• **TO DO**:
Look through the records below and collect all lines that hold the string "this".
** Begin EXCERPTED DATA **
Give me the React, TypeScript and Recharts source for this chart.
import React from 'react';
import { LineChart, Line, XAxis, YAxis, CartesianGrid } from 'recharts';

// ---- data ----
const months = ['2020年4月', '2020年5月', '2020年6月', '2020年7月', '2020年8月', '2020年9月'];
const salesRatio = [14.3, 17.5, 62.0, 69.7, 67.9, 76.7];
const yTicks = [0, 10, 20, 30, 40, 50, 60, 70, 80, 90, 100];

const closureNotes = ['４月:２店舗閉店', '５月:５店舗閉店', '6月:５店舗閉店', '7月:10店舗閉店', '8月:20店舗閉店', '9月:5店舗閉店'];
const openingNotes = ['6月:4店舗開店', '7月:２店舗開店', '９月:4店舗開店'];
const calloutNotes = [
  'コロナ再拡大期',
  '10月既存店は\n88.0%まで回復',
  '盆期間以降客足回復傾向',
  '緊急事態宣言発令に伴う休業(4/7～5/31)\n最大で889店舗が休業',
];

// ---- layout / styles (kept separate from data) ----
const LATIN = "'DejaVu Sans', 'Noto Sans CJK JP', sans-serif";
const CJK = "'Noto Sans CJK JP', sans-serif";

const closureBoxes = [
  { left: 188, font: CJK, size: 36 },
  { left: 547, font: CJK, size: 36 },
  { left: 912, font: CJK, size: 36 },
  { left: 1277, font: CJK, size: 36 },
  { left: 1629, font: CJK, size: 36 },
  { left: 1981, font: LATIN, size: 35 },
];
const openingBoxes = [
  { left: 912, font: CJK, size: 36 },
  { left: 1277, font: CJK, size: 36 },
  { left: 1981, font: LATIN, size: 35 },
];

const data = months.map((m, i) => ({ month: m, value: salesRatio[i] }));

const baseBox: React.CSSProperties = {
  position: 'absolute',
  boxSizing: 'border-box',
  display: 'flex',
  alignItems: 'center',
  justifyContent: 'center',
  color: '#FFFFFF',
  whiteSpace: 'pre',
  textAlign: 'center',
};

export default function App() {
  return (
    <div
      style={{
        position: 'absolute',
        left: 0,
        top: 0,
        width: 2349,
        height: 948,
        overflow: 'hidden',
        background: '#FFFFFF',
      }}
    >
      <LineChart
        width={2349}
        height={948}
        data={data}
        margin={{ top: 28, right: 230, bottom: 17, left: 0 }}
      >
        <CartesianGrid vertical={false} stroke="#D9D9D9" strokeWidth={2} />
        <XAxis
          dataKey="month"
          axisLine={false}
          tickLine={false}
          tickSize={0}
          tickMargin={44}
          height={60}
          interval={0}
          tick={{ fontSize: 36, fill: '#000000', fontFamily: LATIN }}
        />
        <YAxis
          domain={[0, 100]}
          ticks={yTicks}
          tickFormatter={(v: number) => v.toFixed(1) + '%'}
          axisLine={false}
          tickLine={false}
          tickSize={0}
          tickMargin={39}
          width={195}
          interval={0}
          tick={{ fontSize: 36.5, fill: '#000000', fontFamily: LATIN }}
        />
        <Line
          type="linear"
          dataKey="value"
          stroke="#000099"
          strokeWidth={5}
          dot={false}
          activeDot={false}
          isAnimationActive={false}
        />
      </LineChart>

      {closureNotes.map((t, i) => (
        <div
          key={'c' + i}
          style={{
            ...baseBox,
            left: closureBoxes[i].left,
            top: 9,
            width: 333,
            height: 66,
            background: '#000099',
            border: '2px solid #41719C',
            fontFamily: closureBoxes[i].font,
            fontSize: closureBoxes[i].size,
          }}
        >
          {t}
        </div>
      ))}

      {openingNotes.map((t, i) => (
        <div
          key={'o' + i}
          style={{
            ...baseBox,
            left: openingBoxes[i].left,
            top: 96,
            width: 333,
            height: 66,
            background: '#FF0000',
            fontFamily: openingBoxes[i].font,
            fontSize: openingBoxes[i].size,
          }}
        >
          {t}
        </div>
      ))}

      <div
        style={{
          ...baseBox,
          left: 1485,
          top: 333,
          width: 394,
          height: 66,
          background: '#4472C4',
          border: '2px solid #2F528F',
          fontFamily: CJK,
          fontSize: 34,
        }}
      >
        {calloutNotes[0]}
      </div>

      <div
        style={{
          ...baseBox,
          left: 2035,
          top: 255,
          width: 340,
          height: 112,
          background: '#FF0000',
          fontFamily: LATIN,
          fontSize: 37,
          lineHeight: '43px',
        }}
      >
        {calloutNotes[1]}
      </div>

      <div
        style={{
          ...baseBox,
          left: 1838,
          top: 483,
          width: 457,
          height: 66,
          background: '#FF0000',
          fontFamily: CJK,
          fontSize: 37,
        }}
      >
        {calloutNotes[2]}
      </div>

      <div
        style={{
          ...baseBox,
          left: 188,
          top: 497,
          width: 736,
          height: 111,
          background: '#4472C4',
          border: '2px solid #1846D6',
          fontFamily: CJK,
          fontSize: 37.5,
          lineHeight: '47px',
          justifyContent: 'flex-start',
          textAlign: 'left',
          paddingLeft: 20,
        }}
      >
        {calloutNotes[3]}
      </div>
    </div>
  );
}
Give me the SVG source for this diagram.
** End EXCERPTED DATA **
• **TASK RESULT**:
Give me the React, TypeScript and Recharts source for this chart.
Give me the SVG source for this diagram.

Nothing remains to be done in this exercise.